My friend has spent 6 or 7 posts trying to justify why she doesn’t want to go, and that she shouldn’t put herself in an abusive situation again.

6 posts. At least.

What a loading of utter fucking bollocks!

If she doesn’t want to go, she shouldn’t have to defend herself, or justify herself. It’s her choice! Leave it at that!

LARP doesn’t want to talk about its problems.

“Wait, yes it does! I’ve seen loads of articles about dealing with abuse at LARP!”


The article mentions all the things that can happen at LARP – without directly asserting that they do, in fact, happen, except in a round-about ‘it happens in the macrocosm, therefore it happens in the microcosm’ spurious kind of way. It mentions all the bad things that can happen, and the pledges we must pro-actively strive to include to make sure these things don’t happen.

I have a couple of major issues with this article that I’d like to deal with in another article, but mainly, whilst I praise the article for its candour and for being empowering and honest, it doesn’t resolve anything. It doesn’t mean anything. You can pledge all kinds of things you want, but when the worst happens, you’re going to need to know how to make it better.

LARP doesn’t. It sweeps it under the proverbial carpet. ALL LARPs should make the pledges mentioned in this article – and once again, I despair that such things must written out for people – and yet, the community still struggles with the basic principle of policing itself in a humane manner.

LARP doesn’t want to talk about its problems – the community will says that maybe there is some, so it looks like its talking about its problems – but it isn’t.


Recently, another friend of mine was telling me about how his friend at CP is suffering from harassment from another player couple, and how she’s possibly having to move factions because of it. Apparently, not all of it has been by messenger either – some of it has been by constant texts and telephone calls, by threats and even to her face.

What would you do? In a normal, everyday situation? At work? What would you do?

You’d complain to a higher manager, wouldn’t you? You’d go to an employment law adviser, wouldn’t you? You’d save it all up and go to the police, wouldn’t you?

Wouldn’t you?

There’s no such recourse in LARP. It’s worse if the person in question has influential friends in nthe LARP community. It’s worse if the person in question is friends with the ref team. It’s worse when they are the referee team.

I wasn’t ‘allowed’ to speak about the messages and grief I used to get from players. I can only imagine the situation this young lady is trapped in, no one to speak to, no way to sort it out other than change her life.

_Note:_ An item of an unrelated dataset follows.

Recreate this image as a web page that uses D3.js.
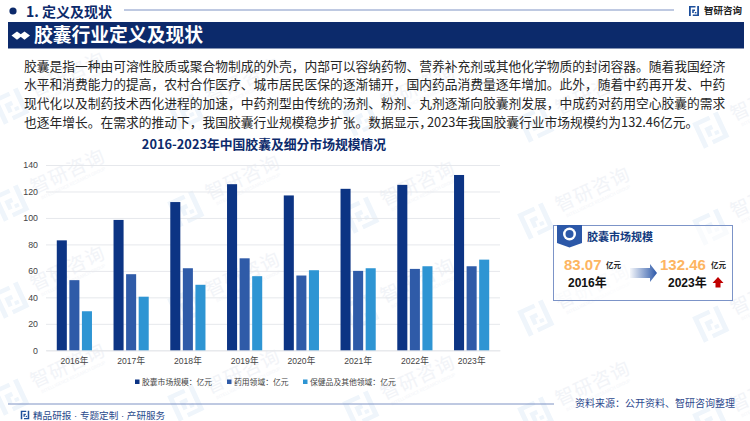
<!DOCTYPE html>
<html><head><meta charset="utf-8">
<script src="https://cdnjs.cloudflare.com/ajax/libs/d3/7.8.5/d3.min.js"></script>
<style>html,body{margin:0;padding:0;background:#fff}svg{display:block}
text{font-family:"Noto Sans CJK SC","Noto Sans",sans-serif}</style></head>
<body><svg id="c" width="750" height="421"></svg>
<script>
const years=["2016年","2017年","2018年","2019年","2020年","2021年","2022年","2023年"];
const market=[83.07,98.5,112,125.5,117,122,125,132.46];
const pharma=[53,57.5,62,69.5,56.5,60,61.5,63.5];
const health=[29.5,40.5,49.5,56,60.5,62,63.5,68.5];
const seriesNames=["胶囊市场规模：亿元","药用领域：亿元","保健品及其他领域：亿元"];
const seriesColors=["#0c3484","#2f5ba8","#2e95d3"];
const yTicks=[0,20,40,60,80,100,120,140];
const paragraph=[
["胶囊是指一种由可溶性胶质或聚合物制成的外壳，内部可以容纳药物、营养补充剂或其他化学物质的封闭容器。随着我国经济"],
["水平和消费能力的提高，农村合作医疗、城市居民医保的逐渐铺开，国内药品消费量逐年增加。此外，随着中药再开发、中药"],
["现代化以及制药技术西化进程的加速，中药剂型由传统的汤剂、粉剂、丸剂逐渐向胶囊剂发展，中成药对药用空心胶囊的需求"],
["也逐年增长。在需求的推动下，我国胶囊行业规模稳步扩张。数据显示，","2023年我国胶囊行业市场规模约为132.46亿元。"]];

const navy="#0c2a6b";
const svg=d3.select("#c");
const defs=svg.append("defs");
const grad=defs.append("linearGradient").attr("id","ag");
grad.append("stop").attr("offset","0").attr("stop-color","#2c58a8").attr("stop-opacity",0.05);
grad.append("stop").attr("offset","1").attr("stop-color","#2c58a8");

function logo(g,s,color){
  const p=g.append("g").attr("transform",`scale(${s})`).attr("fill",color);
  p.append("path").attr("d","M-5 -5H1.5V-3.4H-3.2V5H-5Z");
  p.append("path").attr("d","M-1.8 -1.6H1V0H-.2V2H-1.8Z");
  p.append("path").attr("d","M3.2 -5H5V5H-1.2V3.4H3.2Z");
  p.append("path").attr("d","M.8 1H2.4V2.4H.8Z");
}

// watermarks
const wm=svg.append("g");
for(let i=0;i<=4;i++)for(let j=-1;j<=2;j++){
  const g=wm.append("g").attr("transform",`translate(${68+175*i},${172+97*j+6*i}) rotate(-25)`);
  g.append("text").attr("text-anchor","middle").attr("y",6).attr("font-size",19).attr("letter-spacing",1)
    .attr("fill","#f2f4f8").text("智研咨询");
  g.append("text").attr("text-anchor","middle").attr("y",14).attr("font-size",4.5)
    .attr("fill","#f3f5f9").text("INTELLIGENCE RESEARCH GROUP");
  const l=g.append("g").attr("transform","translate(-65,4)");
  logo(l,2.8,"#eff5fb");
}

// header
svg.append("circle").attr("cx",13).attr("cy",11).attr("r",3.6).attr("fill",navy);
svg.append("text").attr("x",26).attr("y",16.5).attr("font-size",14).attr("font-weight",700).attr("fill",navy).text("1. 定义及现状");
svg.append("line").attr("x1",124).attr("x2",674).attr("y1",10).attr("y2",10).attr("stroke","#7f93c4").attr("stroke-width",1);
logo(svg.append("g").attr("transform","translate(694,11)"),1,"#1d4f9c");
svg.append("text").attr("x",704).attr("y",14).attr("font-size",9.5).attr("font-weight",700).attr("fill","#222").text("智研咨询");

// banner
svg.append("rect").attr("x",8).attr("y",22).attr("width",736).attr("height",26.5).attr("fill",navy);
[[17,5.5],[24.5,5.5]].forEach(([x,r])=>svg.append("path").attr("d",`M${x-r} 35.5L${x} ${35.5-r*.75}L${x+r} 35.5L${x} ${35.5+r*.75}Z`).attr("fill","#fff"));
svg.append("text").attr("x",34).attr("y",42).attr("font-size",18.8).attr("font-weight",700).attr("fill","#fff").text("胶囊行业定义及现状");

// paragraph
const para=svg.append("g").selectAll("text").data(paragraph).join("text")
  .attr("x",24).attr("y",(d,i)=>70.5+i*18.7).attr("font-size",12.75).attr("fill","#262626");
para.selectAll("tspan").data(d=>d).join("tspan").attr("dx",(d,i)=>i?-5:0).text(d=>d);

// chart
svg.append("text").attr("x",264).attr("y",149).attr("text-anchor","middle").attr("font-size",12.8).attr("font-weight",700)
  .attr("fill",navy).text("2016-2023年中国胶囊及细分市场规模情况");

const x0=d3.scaleBand().domain(years).range([46,500]).paddingInner(0.38).paddingOuter(0.19);
const x1=d3.scaleBand().domain([0,1,2]).range([0,x0.bandwidth()]).paddingInner(0.2).paddingOuter(0);
const y=d3.scaleLinear().domain([0,140]).range([350.3,165]);
const axisFont='"Liberation Sans",Arial,"Noto Sans CJK SC",sans-serif';

const yAxis=svg.append("g").attr("transform","translate(46,0)")
  .call(d3.axisLeft(y).tickValues(yTicks).tickSize(-454).tickPadding(8));
yAxis.select(".domain").remove();
yAxis.selectAll("line").attr("stroke","#e6e8ec").attr("stroke-width",1);
yAxis.selectAll("text").attr("font-size",8.8).attr("fill","#444").style("font-family",axisFont);

const xAxis=svg.append("g").attr("transform","translate(0,350.3)")
  .call(d3.axisBottom(x0).tickSize(0).tickPadding(8));
xAxis.select(".domain").attr("stroke","#e6e8ec");
xAxis.selectAll("text").attr("font-size",8.6).attr("fill","#444").style("font-family",axisFont);

[market,pharma,health].forEach((vals,k)=>{
  svg.append("g").selectAll("rect").data(vals).join("rect")
    .attr("x",(d,i)=>x0(years[i])+x1(k)).attr("width",x1.bandwidth())
    .attr("y",d=>y(d)).attr("height",d=>y(0)-y(d)).attr("fill",seriesColors[k]);
});

// legend
const legendX=[135,227,303];
const leg=svg.append("g").selectAll("g").data(seriesNames).join("g").attr("transform",(d,i)=>`translate(${legendX[i]},382)`);
leg.append("rect").attr("y",-2.5).attr("width",4.5).attr("height",4.5).attr("fill",(d,i)=>seriesColors[i]);
leg.append("text").attr("x",7).attr("y",3).attr("font-size",7.8).attr("fill","#444").text(d=>d);

// card
svg.append("rect").attr("x",553.5).attr("y",225.5).attr("width",179).attr("height",75).attr("fill","#fff").attr("fill-opacity",.6).attr("stroke","#7c94c8").attr("stroke-width",1);
svg.append("path").attr("d","M557 225H582V243L569.5 247.5L557 243Z").attr("fill","#2c58a8");
svg.append("circle").attr("cx",569.5).attr("cy",234).attr("r",6.5).attr("fill","#fff");
svg.append("circle").attr("cx",569.5).attr("cy",234).attr("r",4).attr("fill","#2c58a8");
svg.append("text").attr("x",587).attr("y",240.5).attr("font-size",11).attr("font-weight",700).attr("fill","#123a80").text("胶囊市场规模");
const big=[[564,"83.07",606,568,"2016年"],[660,"132.46",711,668,"2023年"]];
big.forEach(([vx,v,ux,yx,yl])=>{
  svg.append("text").attr("x",vx).attr("y",269.5).attr("font-size",15).attr("font-weight",700).attr("fill","#fdb562").style("font-family",axisFont).text(v);
  svg.append("text").attr("x",ux).attr("y",267.5).attr("font-size",7.5).attr("font-weight",700).attr("fill","#222").text("亿元");
  svg.append("text").attr("x",yx).attr("y",287).attr("font-size",12).attr("font-weight",700).attr("fill","#111").style("font-family",axisFont).text(yl);
});
svg.append("path").attr("d","M630 268H650V264L657 273L650 282V278H630Z").attr("fill","url(#ag)");
svg.append("path").attr("d","M718 277L723.5 283H720.5V287.5H715.5V283H712.5Z").attr("fill","#c00000");

// footer
svg.append("line").attr("x1",8).attr("x2",554).attr("y1",404).attr("y2",404).attr("stroke","#7f93c4").attr("stroke-width",1);
logo(svg.append("g").attr("transform","translate(25,415)"),.85,"#1d4f9c");
svg.append("text").attr("x",33).attr("y",418.5).attr("font-size",9.6).attr("fill","#2a4a8c").style("font-family",axisFont).text("精品研报 · 专题定制 · 产研服务");
svg.append("text").attr("x",575).attr("y",407).attr("font-size",10).attr("fill","#2e4a8e").text("资料来源：公开资料、智研咨询整理");
</script></body></html>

When I said to my friend that maybe what she should do is publish the texts and messages she receives, my friend said “well, no she can’t do that…”
“Why not?”
“She’d get lots of people upset”

Hang on. She’s being abused emotionally and she isn’t allowed to say anything? She isn’t ‘allowed’ to stand up for herself? In the article, it mentions Missing Stairs – players simply avoiding the issue, moving to another location or another game, whatever. Skirting around it.

That’s exactly what this woman is expected to do – but it’s not coming from her. It’s coming from the community. Others are expecting her to not speak out.

LARP doesn’t want to talk about its problems – it knows it has them, but doesn’t want to admit it.

A friend posted another article to me: Remember, The Party is Under No Obligation to Adventure With You. This is accurate and right – though again, I’d like to express more in another article.

The issue here is though – is it’s not being dealt with. It’s pushing it to one side.

In the LARP community, this is often the way certain people are ‘dealt’ with. Look on most forums, for example, players will often say cheaters are ‘ignored’ or ‘avoided’. I know one cheat that was ignored so much he became a referee.

LARP doesn’t want to talk about its problems.


But it needs to. And it needs to sort them out.